In my mind there are two types of golfers: analytical and emotional.
Both have their strengths, and both have their weaknessess, of course. The analytic golfer is prone to overwhelm by knowledge and data, and the emotional golfer is prone to four bogies to finish.
But, knowing who you are allows you to guard against yourself, so to speak. When you know your tendencies, whether they are swing, tempo, or personality, then you can prepare and create environments that allow you to perform your best, most consistently.
For an analytic golfer, when used correctly, you should finish your rounds better than you start your rounds, because every single hole and every single shot provides more data in the vault to draw from.
Your warmups should also heavily emphasize the ability to understand what you have, game wise, that day and how you’re going to find and develop trust from the get-go.
The emotional golfer is going to move much more in the direction of creating an environment for his or her happiest state. That may mean doing the same thing as before, or it might mean tweaking the normal process. Regardless, it’s going to be about producing the emotion that produces best performance.

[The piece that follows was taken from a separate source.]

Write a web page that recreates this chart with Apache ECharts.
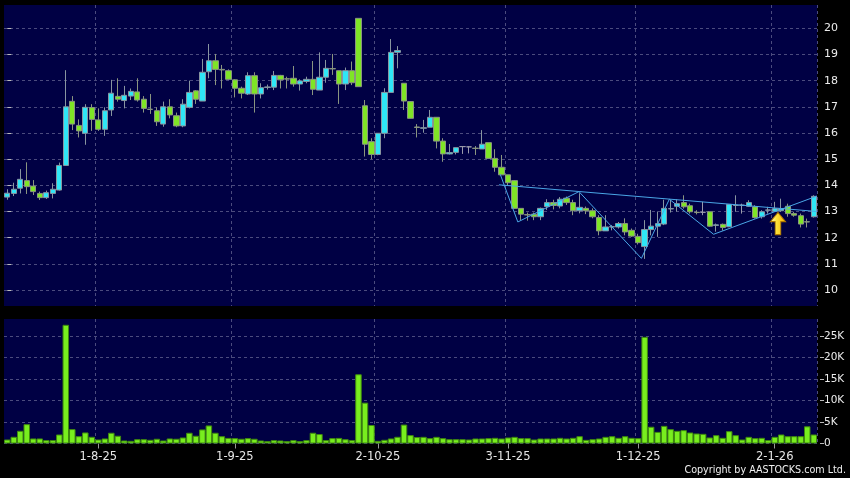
<!DOCTYPE html>
<html><head><meta charset="utf-8">
<script src="https://cdn.jsdelivr.net/npm/echarts@6/dist/echarts.min.js"></script>
<style>html,body{margin:0;padding:0;background:#000;}#c{width:850px;height:478px;}</style>
</head><body><div id="c"></div>
<script>
const dates = [
'14-7-25','15-7-25','16-7-25','17-7-25','18-7-25','21-7-25','22-7-25','23-7-25','24-7-25','25-7-25','28-7-25','29-7-25','30-7-25','31-7-25',
'1-8-25','4-8-25','5-8-25','6-8-25','7-8-25','8-8-25','11-8-25','12-8-25','13-8-25','14-8-25','15-8-25','18-8-25','19-8-25','20-8-25','21-8-25','22-8-25','25-8-25','26-8-25','27-8-25','28-8-25','29-8-25',
'1-9-25','2-9-25','3-9-25','4-9-25','5-9-25','8-9-25','9-9-25','10-9-25','11-9-25','12-9-25','15-9-25','16-9-25','17-9-25','18-9-25','19-9-25','22-9-25','23-9-25','24-9-25','25-9-25','26-9-25','29-9-25','30-9-25',
'2-10-25','3-10-25','6-10-25','8-10-25','9-10-25','10-10-25','13-10-25','14-10-25','15-10-25','16-10-25','17-10-25','20-10-25','21-10-25','22-10-25','23-10-25','24-10-25','27-10-25','28-10-25','30-10-25','31-10-25',
'3-11-25','4-11-25','5-11-25','6-11-25','7-11-25','10-11-25','11-11-25','12-11-25','13-11-25','14-11-25','17-11-25','18-11-25','19-11-25','20-11-25','21-11-25','24-11-25','25-11-25','26-11-25','27-11-25','28-11-25',
'1-12-25','2-12-25','3-12-25','4-12-25','5-12-25','8-12-25','9-12-25','10-12-25','11-12-25','12-12-25','15-12-25','16-12-25','17-12-25','18-12-25','19-12-25','22-12-25','23-12-25','24-12-25','29-12-25','30-12-25','31-12-25',
'2-1-26','5-1-26','6-1-26','7-1-26','8-1-26','9-1-26','12-1-26'];
const tickLabels = ['1-8-25','1-9-25','2-10-25','3-11-25','1-12-25','2-1-26'];

const open = [13.55,13.69,13.89,14.18,13.97,13.69,13.53,13.69,13.82,14.76,
17.21,16.29,15.99,16.97,16.5,16.14,16.88,17.4,17.24,17.41,
17.57,17.29,16.91,16.85,16.34,17.0,16.66,16.27,16.98,17.61,
17.22,18.34,18.76,18.43,18.38,18.03,17.71,17.49,18.19,17.49,
17.74,17.75,18.2,18.07,18.09,17.87,17.97,18.05,17.64,18.13,
18.46,18.38,17.87,18.38,20.38,17.04,15.67,15.18,15.99,17.55,
19.08,17.9,17.2,16.23,16.18,16.22,16.6,15.69,15.2,15.26,
15.48,15.47,15.42,15.39,15.63,15.03,14.69,14.4,14.18,13.12,
12.88,12.9,12.8,13.19,13.34,13.21,13.51,13.34,13.03,13.12,
13.03,12.77,12.26,12.41,12.41,12.54,12.28,12.05,11.66,12.31,
12.44,12.52,13.1,13.2,13.34,13.22,12.97,12.97,12.99,12.47,
12.51,12.42,13.23,13.24,13.2,13.18,12.8,13.05,13.01,13.03,
13.2,12.92,12.84,12.61,12.8];
const close = [13.7,13.85,14.23,13.95,13.76,13.53,13.72,13.85,14.76,17.0,
16.34,16.08,16.98,16.52,16.14,16.85,17.52,17.29,17.44,17.59,
17.26,16.94,16.9,16.43,17.0,16.69,16.27,17.1,17.55,17.29,
18.32,18.76,18.43,18.41,18.05,17.71,17.52,18.19,17.49,17.73,
17.76,18.2,18.03,18.06,17.87,17.99,18.05,17.67,18.13,18.47,
18.45,17.87,18.38,17.92,17.77,15.57,15.18,15.99,17.55,19.08,
19.15,17.22,16.56,16.21,16.2,16.6,15.69,15.2,15.25,15.44,
15.48,15.47,15.41,15.57,15.03,14.69,14.4,14.1,13.12,12.9,
12.87,12.8,13.12,13.34,13.23,13.47,13.34,13.03,13.16,13.03,
12.8,12.26,12.41,12.42,12.54,12.22,12.06,11.81,12.31,12.44,
12.54,13.12,13.11,13.3,13.18,12.99,12.96,12.97,12.44,12.49,
12.39,13.27,13.24,13.24,13.34,12.77,12.99,13.06,13.11,13.11,
12.92,12.86,12.52,12.6,13.58];
const low = [13.45,13.59,13.69,13.67,13.63,13.44,13.48,13.5,13.8,14.75,
16.11,15.83,15.55,16.08,16.08,15.89,16.65,17.2,16.94,17.26,
17.2,16.78,16.73,16.27,16.24,16.56,16.22,16.22,16.94,17.11,
17.22,18.09,17.83,17.7,18.03,17.36,17.32,17.45,16.78,17.32,
17.66,17.64,17.7,17.7,17.77,17.62,17.9,17.45,17.64,17.92,
18.22,17.11,17.64,17.83,17.77,15.1,15.0,15.15,15.8,17.55,
18.47,16.88,16.55,15.83,16.01,16.22,15.41,14.9,15.18,15.18,
15.2,15.22,15.16,15.39,15.03,14.52,14.4,14.0,13.1,12.67,
12.65,12.67,12.67,13.06,13.08,13.12,13.25,12.86,12.93,12.9,
12.74,12.09,12.26,12.28,12.35,12.09,12.03,11.74,11.19,12.09,
12.03,12.48,12.96,13.0,13.11,12.92,12.89,12.86,12.42,12.23,
12.27,12.4,12.99,12.92,13.18,12.73,12.73,12.92,12.99,12.99,
12.8,12.8,12.39,12.39,12.77];
const high = [13.85,14.1,14.62,14.88,14.2,13.76,13.8,14.08,14.87,18.4,
17.41,16.52,17.1,17.1,16.94,16.98,18.03,18.09,17.8,17.7,
18.09,17.41,17.49,16.98,17.2,17.29,16.78,17.29,18.0,17.64,
18.83,19.4,19.02,18.6,18.43,18.05,17.77,18.32,18.32,17.9,
17.85,18.37,18.22,18.15,18.56,18.05,18.15,18.75,19.08,18.79,
19.02,18.38,18.5,18.73,20.38,17.26,15.8,15.99,17.71,19.59,
19.32,17.9,17.22,16.34,16.5,16.88,16.6,15.8,15.58,15.44,
15.48,15.5,15.5,16.11,15.63,15.38,15.16,14.4,14.2,13.12,
12.96,12.96,13.15,13.47,13.45,13.55,13.57,13.45,13.7,13.19,
13.12,12.86,12.86,12.48,12.6,12.74,12.35,12.15,12.67,13.06,
13.0,13.45,13.45,13.46,13.62,13.3,13.05,13.37,12.99,12.54,
12.54,13.27,13.62,13.3,13.43,13.24,13.05,13.18,13.37,13.49,
13.3,12.99,12.92,12.73,13.62];
const volume = [930,1560,2960,4500,1170,1170,780,780,2100,27600,
3350,1700,2570,1560,930,1170,2500,1800,700,620,
1000,1000,860,1100,700,1170,1100,1400,2500,1800,
3270,4200,2500,1700,1300,1250,1100,1250,1100,700,
550,780,700,550,780,550,780,2500,2200,780,
1250,1300,1000,780,16100,9500,4300,620,860,1170,
1560,4400,1950,1500,1550,1240,1550,1240,1000,1000,
1000,930,1160,1160,1240,1320,1160,1400,1550,1240,
1240,930,1160,1160,1160,1320,1160,1320,1700,850,
1000,1160,1550,1700,1320,1700,1320,1240,24800,3900,
2700,4100,3340,2950,3100,2560,2330,2250,1400,1940,
1320,2870,1940,930,1550,1240,1320,780,1550,2100,
1700,1700,1700,4000,2100];
const priceTicks = [10,11,12,13,14,15,16,17,18,19,20];
const volTicks = [0,5000,10000,15000,20000,25000];
// trend lines: [candle position, price]
const neckline = [[75.6,14.02],[124.5,13.0]];
const zigzag = [[75.8,14.42],[78.5,12.6],[87.9,13.76],[97.5,11.21],[101.8,13.47],[108.6,12.13],[124.5,13.59]];
const arrowPoint = [[118.5,12.54]];

const candleData = open.map((o,i)=>[o, close[i], low[i], high[i]]);
const isTick = (i)=>tickLabels.indexOf(dates[i])>=0;
const gridLine = {show:true, interval:(i)=>isTick(i), lineStyle:{color:'#4b4b7e', type:[3,3], width:1}};
const FONT = 'DejaVu Sans';

const chart = echarts.init(document.getElementById('c'));
chart.setOption({
  backgroundColor:'#000000',
  animation:false,
  grid:[
    {left:4, right:33, top:5, height:301, show:true, backgroundColor:'#000044', borderWidth:0},
    {left:4, right:33, top:319, height:124.5, show:true, backgroundColor:'#000044', borderWidth:0}
  ],
  xAxis:[
    {type:'category', gridIndex:0, data:dates, boundaryGap:true, axisLine:{show:false}, axisTick:{show:false}, axisLabel:{show:false}, splitLine:gridLine},
    {type:'category', gridIndex:1, data:dates, boundaryGap:true, axisLine:{show:false},
      axisTick:{show:true, alignWithLabel:true, interval:(i)=>isTick(i), length:5, lineStyle:{color:'#999999'}},
      axisLabel:{show:true, interval:(i)=>isTick(i), color:'#e6e6e6', fontFamily:FONT, fontSize:11.5, margin:8},
      splitLine:gridLine},
    {type:'value', gridIndex:0, min:-0.5, max:124.5, show:false}
  ],
  yAxis:[
    {type:'value', gridIndex:0, position:'right', min:9.39, max:20.89, offset:3, scale:true,
      axisLine:{show:false},
      axisTick:{show:true, length:4, customValues:priceTicks, lineStyle:{color:'#bbbbbb'}},
      axisLabel:{customValues:priceTicks, color:'#ececec', fontFamily:FONT, fontSize:11, margin:4},
      splitLine:{show:true, lineStyle:{color:'#4b4b7e', type:[3,3], width:1}}},
    {type:'value', gridIndex:1, position:'right', min:0, max:28950, offset:3,
      axisLine:{show:false},
      axisTick:{show:true, length:4, customValues:volTicks, lineStyle:{color:'#bbbbbb'}},
      axisLabel:{customValues:volTicks, color:'#ececec', fontFamily:FONT, fontSize:10.5, margin:4,
        formatter:(v)=> v===0 ? '0' : (v/1000)+'K'},
      splitLine:{show:true, lineStyle:{color:'#4b4b7e', type:[3,3], width:1}}}
  ],
  series:[
    {type:'candlestick', xAxisIndex:0, yAxisIndex:0, data:candleData, barWidth:5.8,
      itemStyle:{color:'#2fe6f6', color0:'#7fe526', borderColor:'#8895a0', borderColor0:'#8a9580', borderColorDoji:'#9a9aaa', borderWidth:1}},
    {type:'line', xAxisIndex:2, yAxisIndex:0, data:neckline, symbol:'none', lineStyle:{color:'#4aa6e6', width:1}},
    {type:'line', xAxisIndex:2, yAxisIndex:0, data:zigzag, symbol:'none', lineStyle:{color:'#4aa6e6', width:1}},
    {type:'scatter', xAxisIndex:2, yAxisIndex:0, data:arrowPoint, symbol:'path://M8,0 L16,9 L11,9 L11,22 L5,22 L5,9 L0,9 Z', symbolSize:[15,22], z:5,
      itemStyle:{opacity:1, color:new echarts.graphic.LinearGradient(0,0,1,0,[{offset:0,color:'#fffbc0'},{offset:0.4,color:'#ffe23a'},{offset:1,color:'#f5b000'}]), borderColor:'#b07800', borderWidth:1}},
    {type:'bar', xAxisIndex:1, yAxisIndex:1, data:volume, barCategoryGap:'0%',
      itemStyle:{color:'#78ee1e', borderColor:'#3f8a0e', borderWidth:1}}
  ],
  graphic:[
    {type:'text', right:4, top:465, style:{text:'Copyright by AASTOCKS.com Ltd.', fill:'#f0f0f0', font:'9.6px "DejaVu Sans"'}}
  ]
});
</script></body></html>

The guard will be against when the inevitable bad shot or hole happens, getting yourself right back on track.
Prime examples would be Tiger Woods for the analytical and Rory McIlroy for the emotional.
Tiger almost always finished golf tournaments better than he started, and he used data point after data point to bring trust and commitment to everything in the future. If a ball flew five yards too far on the 6th hole, then he logged that away and made sure to understand why it did and how he can prevent that on the 18th.
Rory has visible tells to his current status. When he’s playing well and happy, he sort of bounces down the fairway. Oppositely, when he finds struggle, his shoulders can slump a bit more and posture looks less optimistic.
This produces 62’s by the truckload and also head scratching moments, where you sometimes looks like he can’t be beat, or like he’ll never win again.
I assure you they both know these things about themselves and have worked tirelessly to find ways to use their personality to their advantage, and limit the attitudes and distractions from taking away from their performance.
The task for you is to identify what your personality is, what your strengths are, how to use them to your advantage, and guard against the potential negatives that might come with who you were born to be.